He also dismissed claims from human rights groups that security forces had been heavy-handed in their response to the clashes.
"The Nigerian armed forces are one of the best trained in the world. They used only minimum force to repress the Boko Haram," he said.
"Those who are claiming the police used maximum force will be allowed to come and testify [at the inquiry]. The police will also be there to testify and give their own account."
About 600 people were killed in days of fighting that began on Sunday in the northern Bauchi state with Boko Haram fighters attacking police stations, before the clashes spilled over into neighbouring states.
Nigerian authorities said the group's leader, Mohammed Yusuf, was killed in a shootout on Thursday by security forces as he attempted to flee his compound in Maiduguri, the scene of the heaviest fighting.
But Al Jazeera's Yvonne Ndege, reporting from Maiduguri, said there were still questions about whether Yusuf is alive or dead.
"The military say he was shot dead at the compound by the army, but promises to show his remains to Al Jazeera have not been delivered on, leading many to wonder whether they got the right man," she said.
"The authorities also deny rumours he was killed in custody by police as human rights organisations allege."
Meanwhile, police said they rescued 230 hostages seized by members of Boko Haram during the fighting.
Fifty-two hostages were freed from a house in Maiduguri, the state capital, police in the northern state of Borno said on Saturday.
"We have so far rescued more than 230 women and children abducted from many parts of the north, particularly Bauchi, Plateau and Katsina States, kidnapped by members of the Boko Haram sect," Isa Azare, a police spokesman, told the AFP news agency.
A total of 120 rescued women and children were returned on Thursday to Bauchi, from where they had been kidnapped before being brought to Maiduguri, he said.
One of the women told the AFP news agency that Boko Haram members had ushered a group of civilians into waiting buses three days earlier and threatened to kill them if they refused.

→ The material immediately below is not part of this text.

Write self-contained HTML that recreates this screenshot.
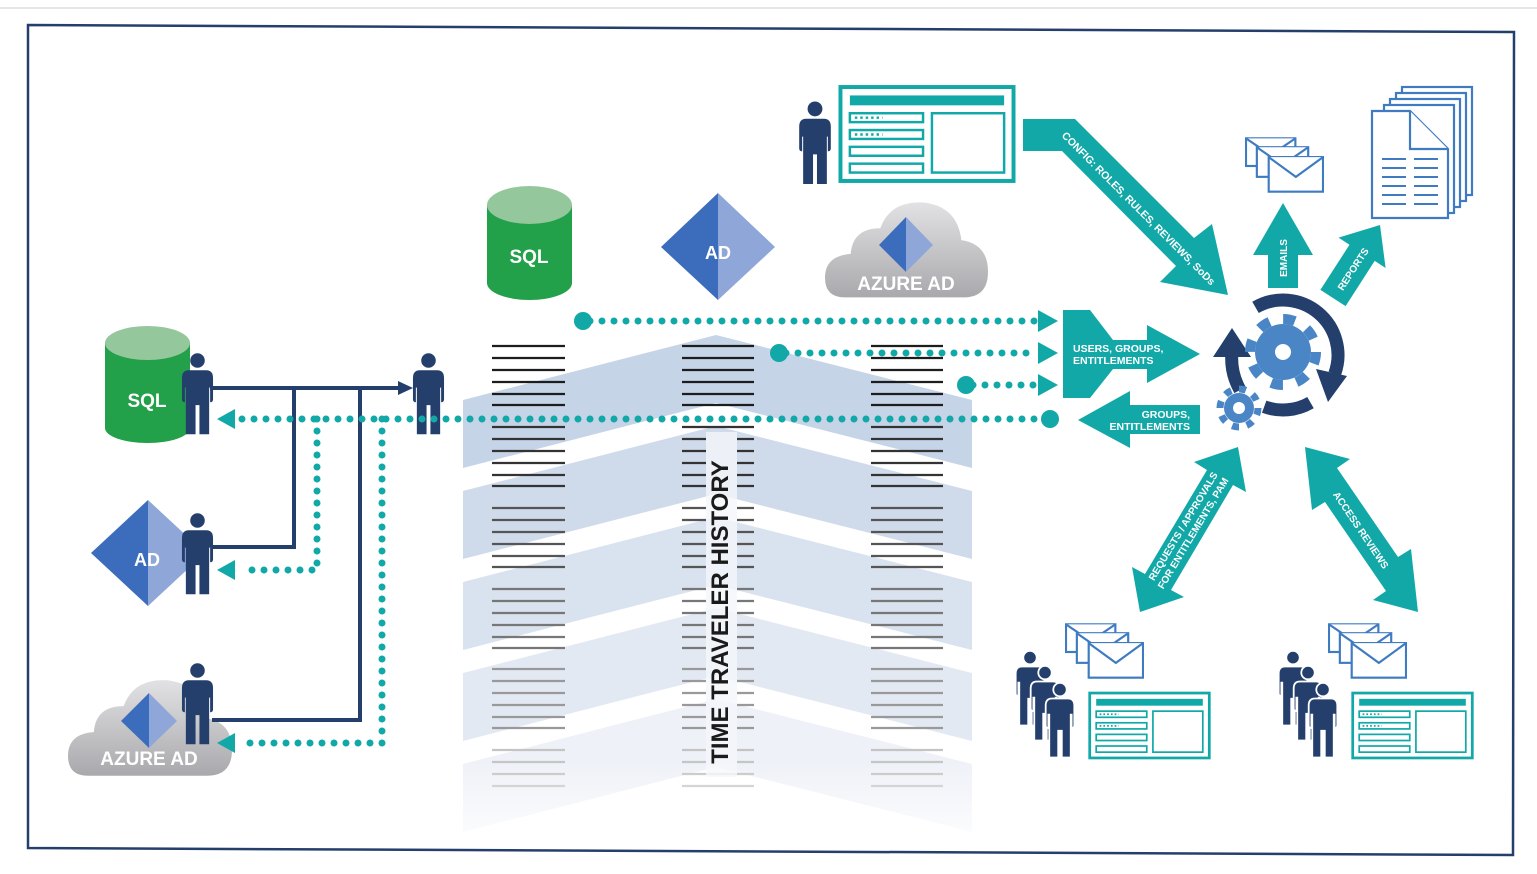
<!DOCTYPE html>
<html><head><meta charset="utf-8"><style>
html,body{margin:0;padding:0;background:#fff;}
svg{display:block;font-family:"Liberation Sans",sans-serif;}
</style></head><body>
<svg width="1537" height="874" viewBox="0 0 1537 874" xmlns="http://www.w3.org/2000/svg">
<defs>
<linearGradient id="cg" x1="0" y1="0" x2="0" y2="1"><stop offset="0" stop-color="#e2e2e4"/><stop offset="1" stop-color="#a9a9ad"/></linearGradient>
<linearGradient id="fade" x1="0" y1="0" x2="0" y2="1"><stop offset="0" stop-color="#fff" stop-opacity="0"/><stop offset="1" stop-color="#fff" stop-opacity="0.85"/></linearGradient>
<symbol id="person" viewBox="0 0 34 84">
<circle cx="17" cy="8" r="7.5" fill="#253f6d"/>
<path d="M8 18 H26 Q33 18 33 26 V48 Q33 51 30 51 V36 H29 V84 H19 V54 H15 V84 H5 V36 H4 V51 Q1 51 1 48 V26 Q1 18 8 18 Z" fill="#253f6d"/>
</symbol>
<symbol id="personw" viewBox="-2 -2 38 88">
<circle cx="17" cy="8" r="7.5" fill="#253f6d" stroke="#fff" stroke-width="2"/>
<path d="M8 18 H26 Q33 18 33 26 V48 Q33 51 30 51 V36 H29 V84 H19 V54 H15 V84 H5 V36 H4 V51 Q1 51 1 48 V26 Q1 18 8 18 Z" fill="#253f6d" stroke="#fff" stroke-width="2"/>
</symbol>
<symbol id="form" viewBox="0 0 180 100">
<rect x="2.5" y="2.5" width="175" height="95" fill="#fff" stroke="#12a8a8" stroke-width="4"/>
<rect x="12" y="11" width="156" height="10" fill="#12a8a8"/>
<g fill="none" stroke="#12a8a8" stroke-width="2.5">
<rect x="12" y="29" width="74" height="9"/><rect x="12" y="46" width="74" height="9"/><rect x="12" y="63" width="74" height="9"/><rect x="12" y="80" width="74" height="9"/>
<rect x="95" y="29" width="73" height="60"/></g>
<g stroke="#12a8a8" stroke-width="2.5" stroke-dasharray="2.5 3"><line x1="17" y1="33.5" x2="45" y2="33.5"/><line x1="17" y1="50.5" x2="45" y2="50.5"/></g>
</symbol>
<symbol id="env" viewBox="0 0 80 56">
<g fill="#fff" stroke="#3f7bc1" stroke-width="2.2">
<rect x="1" y="1" width="50" height="28"/><path d="M1 1 L26 18 L51 1"/>
<rect x="12" y="10" width="52" height="30"/><path d="M12 10 L38 28 L64 10"/>
<rect x="24" y="20" width="55" height="35"/><path d="M24 20 L51.5 40 L79 20"/>
</g></symbol>
<symbol id="cloud" viewBox="0 0 165 100">
<path d="M20 100 Q0 100 0 80 Q0 58 26 56 Q28 30 56 30 Q66 2 100 4 Q134 8 138 42 Q165 46 165 74 Q165 100 140 100 Z" fill="url(#cg)"/>
</symbol>
</defs>

<line x1="0" y1="8" x2="1537" y2="8" stroke="#ddd" stroke-width="1.5"/>
<path d="M28 25 L1514 32 L1513 855 L28 848 Z" fill="#fff" stroke="#253f6d" stroke-width="2.5"/>

<g>
<path d="M463 400 L716 335 L972 400 L972 468 L716 403 L463 468 Z" fill="#c6d4e8"/>
<path d="M463 491 L716 426 L972 491 L972 559 L716 494 L463 559 Z" fill="#cfdbeb"/>
<path d="M463 582 L716 517 L972 582 L972 650 L716 585 L463 650 Z" fill="#d9e2ef"/>
<path d="M463 673 L716 608 L972 673 L972 741 L716 676 L463 741 Z" fill="#e3e9f3"/>
<path d="M463 764 L716 699 L972 764 L972 832 L716 767 L463 832 Z" fill="#eef1f7"/>
</g>
<g stroke-width="2.2">
<g stroke="#1d1d1d"><path d="M492 346H565M492 358H565M492 370H565M492 382H565M492 394H565M492 405H565M682 346H754M682 358H754M682 370H754M682 382H754M682 394H754M682 405H754M871 346H943M871 358H943M871 370H943M871 382H943M871 394H943M871 405H943"/></g>
<g stroke="#333"><path d="M492 427H565M492 439H565M492 451H565M492 463H565M492 475H565M492 486H565M682 427H754M682 439H706M737 439H754M682 451H706M737 451H754M682 463H706M737 463H754M682 475H706M737 475H754M682 486H706M737 486H754M871 427H943M871 439H943M871 451H943M871 463H943M871 475H943M871 486H943"/></g>
<g stroke="#555"><path d="M492 508H565M492 520H565M492 532H565M492 544H565M492 556H565M492 567H565M682 508H706M737 508H754M682 520H706M737 520H754M682 532H706M737 532H754M682 544H706M737 544H754M682 556H706M737 556H754M682 567H706M737 567H754M871 508H943M871 520H943M871 532H943M871 544H943M871 556H943M871 567H943"/></g>
<g stroke="#777"><path d="M492 589H565M492 601H565M492 613H565M492 625H565M492 637H565M492 648H565M682 589H706M737 589H754M682 601H706M737 601H754M682 613H706M737 613H754M682 625H706M737 625H754M682 637H706M737 637H754M682 648H706M737 648H754M871 589H943M871 601H943M871 613H943M871 625H943M871 637H943M871 648H943"/></g>
<g stroke="#999"><path d="M492 669H565M492 681H565M492 693H565M492 705H565M492 717H565M492 728H565M682 669H706M737 669H754M682 681H706M737 681H754M682 693H706M737 693H754M682 705H706M737 705H754M682 717H706M737 717H754M682 728H706M737 728H754M871 669H943M871 681H943M871 693H943M871 705H943M871 717H943M871 728H943"/></g>
<g stroke="#c4c4c4"><path d="M492 750H565M492 762H565M492 774H565M492 786H565M682 750H706M737 750H754M682 762H706M737 762H754M682 774H754M682 786H754M871 750H943M871 762H943M871 774H943M871 786H943"/></g>
</g>
<rect x="706" y="432" width="31" height="345" fill="#f4f6fa" opacity="0.8"/>
<rect x="460" y="760" width="520" height="80" fill="url(#fade)"/>
<text transform="translate(728,612) rotate(-90)" text-anchor="middle" font-size="24" font-weight="bold" fill="#1a1a1a">TIME TRAVELER HISTORY</text>

<rect x="487" y="205" width="85" height="78" fill="#22a04a"/>
<ellipse cx="529.5" cy="283" rx="42.5" ry="17" fill="#22a04a"/>
<ellipse cx="529.5" cy="205" rx="42.5" ry="19" fill="#94c79b"/>
<text x="529" y="263" text-anchor="middle" font-size="19" font-weight="bold" fill="#fff">SQL</text>
<path d="M718 193 L661 247 L718 300 Z" fill="#3c6dbc"/><path d="M718 193 L775 247 L718 300 Z" fill="#8fa6d8"/>
<text x="718" y="259" text-anchor="middle" font-size="18" font-weight="bold" fill="#fff">AD</text>
<use href="#cloud" x="825" y="198" width="163" height="100"/>
<path d="M906 217 L879 245 L906 272 Z" fill="#3c6dbc"/><path d="M906 217 L933 245 L906 272 Z" fill="#8fa6d8"/>
<text x="906" y="290" text-anchor="middle" font-size="19" font-weight="bold" fill="#fff">AZURE AD</text>

<rect x="105" y="342" width="85" height="86" fill="#22a04a"/>
<ellipse cx="147.5" cy="428" rx="42.5" ry="15" fill="#22a04a"/>
<ellipse cx="147.5" cy="343" rx="42.5" ry="17" fill="#94c79b"/>
<text x="147" y="407" text-anchor="middle" font-size="19" font-weight="bold" fill="#fff">SQL</text>
<path d="M148 500 L91 553 L148 606 Z" fill="#3c6dbc"/><path d="M148 500 L205 553 L148 606 Z" fill="#8fa6d8"/>
<text x="147" y="566" text-anchor="middle" font-size="18" font-weight="bold" fill="#fff">AD</text>
<use href="#cloud" x="68" y="676" width="164" height="100"/>
<path d="M149 693 L121 721 L149 748 Z" fill="#3c6dbc"/><path d="M149 693 L177 721 L149 748 Z" fill="#8fa6d8"/>
<text x="149" y="765" text-anchor="middle" font-size="19" font-weight="bold" fill="#fff">AZURE AD</text>

<g stroke="#253f6d" stroke-width="4" fill="none">
<path d="M210 388 H400"/><path d="M294 388 V547 H212"/><path d="M360 388 V720 H212"/>
</g>
<path d="M398 381 L413 388 L398 395 Z" fill="#253f6d"/>
<use href="#person" x="181" y="352" width="33" height="83"/>
<use href="#person" x="181" y="512" width="33" height="83"/>
<use href="#person" x="181" y="662" width="33" height="83"/>
<use href="#person" x="412" y="352" width="33" height="83"/>

<g stroke="#12a8a8" stroke-width="7" stroke-linecap="round" stroke-dasharray="0 12" fill="none">
<path d="M1046 419 H240"/><path d="M317 419 V570 H240"/><path d="M382 419 V743 H240"/>
<path d="M590 321 H1036"/><path d="M786 353 H1036"/><path d="M973 385 H1036"/>
</g>
<g fill="#12a8a8">
<circle cx="1050" cy="419" r="9"/><circle cx="583" cy="321" r="9"/><circle cx="779" cy="353" r="9"/><circle cx="966" cy="385" r="9"/>
<path d="M217 419 L235 409 L235 429 Z"/><path d="M217 570 L235 560 L235 580 Z"/><path d="M217 743 L235 733 L235 753 Z"/>
<path d="M1038 310 L1058 321 L1038 332 Z"/><path d="M1038 342 L1058 353 L1038 364 Z"/><path d="M1038 374 L1058 385 L1038 396 Z"/>
<path d="M1063 310 L1090 310 L1113 340 L1147 340 L1147 325 L1200 354 L1147 383 L1147 369 L1113 369 L1090 398 L1063 398 Z"/>
<path d="M1200 405 L1200 434 L1130 434 L1130 448 L1078 420 L1130 391 L1130 405 Z"/>
<path d="M1023 119 L1075 119 L1194 238 L1212 224 L1228 295 L1160 282 L1176 266 L1062 151 L1023 151 Z"/>
<path d="M1268 288 L1268 255 L1253 255 L1283 203 L1313 255 L1298 255 L1298 288 Z"/>
<path d="M1320.4 289.9 L1349.5 244.7 L1338.5 237.6 L1380 225 L1385.6 268 L1374.7 260.9 L1345.6 306.1 Z"/>
<path d="M1238 447 L1246 492 L1233 485 L1171 590 L1184 597 L1140 612 L1132 567 L1145 574 L1207 470 L1194 462 Z"/>
<path d="M1305 447 L1350 459 L1337 468 L1398 557 L1411 549 L1418 612 L1373 600 L1386 591 L1325 502 L1312 510 Z"/>
</g>
<g fill="#fff" font-weight="bold">
<text x="1073" y="352" font-size="10.5">USERS, GROUPS,</text>
<text x="1073" y="364" font-size="10.5">ENTITLEMENTS</text>
<text x="1190" y="418" font-size="10.5" text-anchor="end">GROUPS,</text>
<text x="1190" y="430" font-size="10.5" text-anchor="end">ENTITLEMENTS</text>
<text transform="translate(1136,211) rotate(45)" font-size="10.5" text-anchor="middle">CONFIG: ROLES, RULES, REVIEWS, SoDs</text>
<text transform="translate(1287,258) rotate(-90)" font-size="10" text-anchor="middle">EMAILS</text>
<text transform="translate(1356,271) rotate(-57)" font-size="10" text-anchor="middle">REPORTS</text>
<text transform="translate(1186,528) rotate(-59)" font-size="10" text-anchor="middle">REQUESTS / APPROVALS</text>
<text transform="translate(1196,535) rotate(-59)" font-size="10" text-anchor="middle">FOR ENTITLEMENTS, PAM</text>
<text transform="translate(1358,532) rotate(56)" font-size="10" text-anchor="middle">ACCESS REVIEWS</text>
</g>

<g fill="none" stroke="#253f6d" stroke-width="13">
<path d="M1255.5 307.4 A55 55 0 0 1 1334.7 373.8"/>
<path d="M1310.5 402.6 A55 55 0 0 1 1264.2 406.7"/>
<path d="M1240 390 Q1230 372 1232 352"/>
</g>
<path d="M1347 376 L1328 402 L1316 369 Z" fill="#253f6d"/>
<path d="M1213 357 L1232 328 L1251 357 Z" fill="#253f6d"/>
<circle cx="1283" cy="352" r="28" fill="#4a86c5"/>
<circle cx="1283" cy="352" r="33" fill="none" stroke="#4a86c5" stroke-width="10" stroke-dasharray="12 13.9"/>
<circle cx="1283" cy="352" r="8" fill="#fff"/>
<circle cx="1239" cy="408" r="15" fill="#4a86c5"/>
<circle cx="1239" cy="408" r="19" fill="none" stroke="#4a86c5" stroke-width="7" stroke-dasharray="7 7.9"/>
<circle cx="1239" cy="408" r="6" fill="#fff"/>

<use href="#env" x="1245" y="137" width="79" height="56"/>
<g fill="#fff" stroke="#3f7bc1" stroke-width="2.2">
<rect x="1402" y="87" width="70" height="108"/><rect x="1396" y="93" width="70" height="108"/><rect x="1390" y="99" width="70" height="108"/><rect x="1384" y="105" width="70" height="108"/>
<path d="M1372 111 H1410 L1448 149 V218 H1372 Z"/><path d="M1410 111 V149 H1448"/>
</g>
<g stroke="#3f7bc1" stroke-width="2"><path d="M1382 159H1406M1414 159H1438M1382 168H1406M1414 168H1438M1382 177H1406M1414 177H1438M1382 186H1406M1414 186H1438M1382 195H1406M1414 195H1438M1382 204H1406M1414 204H1438"/></g>

<use href="#person" x="798" y="101" width="34" height="83"/>
<use href="#form" x="838" y="84" width="178" height="100"/>

<use href="#env" x="1065" y="623" width="79" height="56"/>
<use href="#personw" x="1013" y="648" width="34" height="80"/>
<use href="#personw" x="1028" y="663" width="34" height="80"/>
<use href="#personw" x="1043" y="678" width="34" height="84"/>
<use href="#form" x="1088" y="690" width="123" height="71"/>
<use href="#env" x="1328" y="623" width="79" height="56"/>
<use href="#personw" x="1276" y="648" width="34" height="80"/>
<use href="#personw" x="1291" y="663" width="34" height="80"/>
<use href="#personw" x="1306" y="678" width="34" height="84"/>
<use href="#form" x="1351" y="690" width="123" height="71"/>
</svg>
</body></html>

The woman, a theology student, said: "We asked questions about our mission but we did not get any answers.
"We were only told that we would continue our studies in Maiduguri and be brought back later."
Boko Haram, which means "Western education is prohibited" in the local Hausa dialect, has called for the enforcement of sharia, or Islamic law, in the country, including among non-Muslims.
Nigeria's 140 million people are nearly evenly divided between Christians, who dominate the south, and the primarily northern-based Muslims.
Islamic law was implemented in 12 northern states after Nigeria returned to civilian rule in 1999 following years of military rule.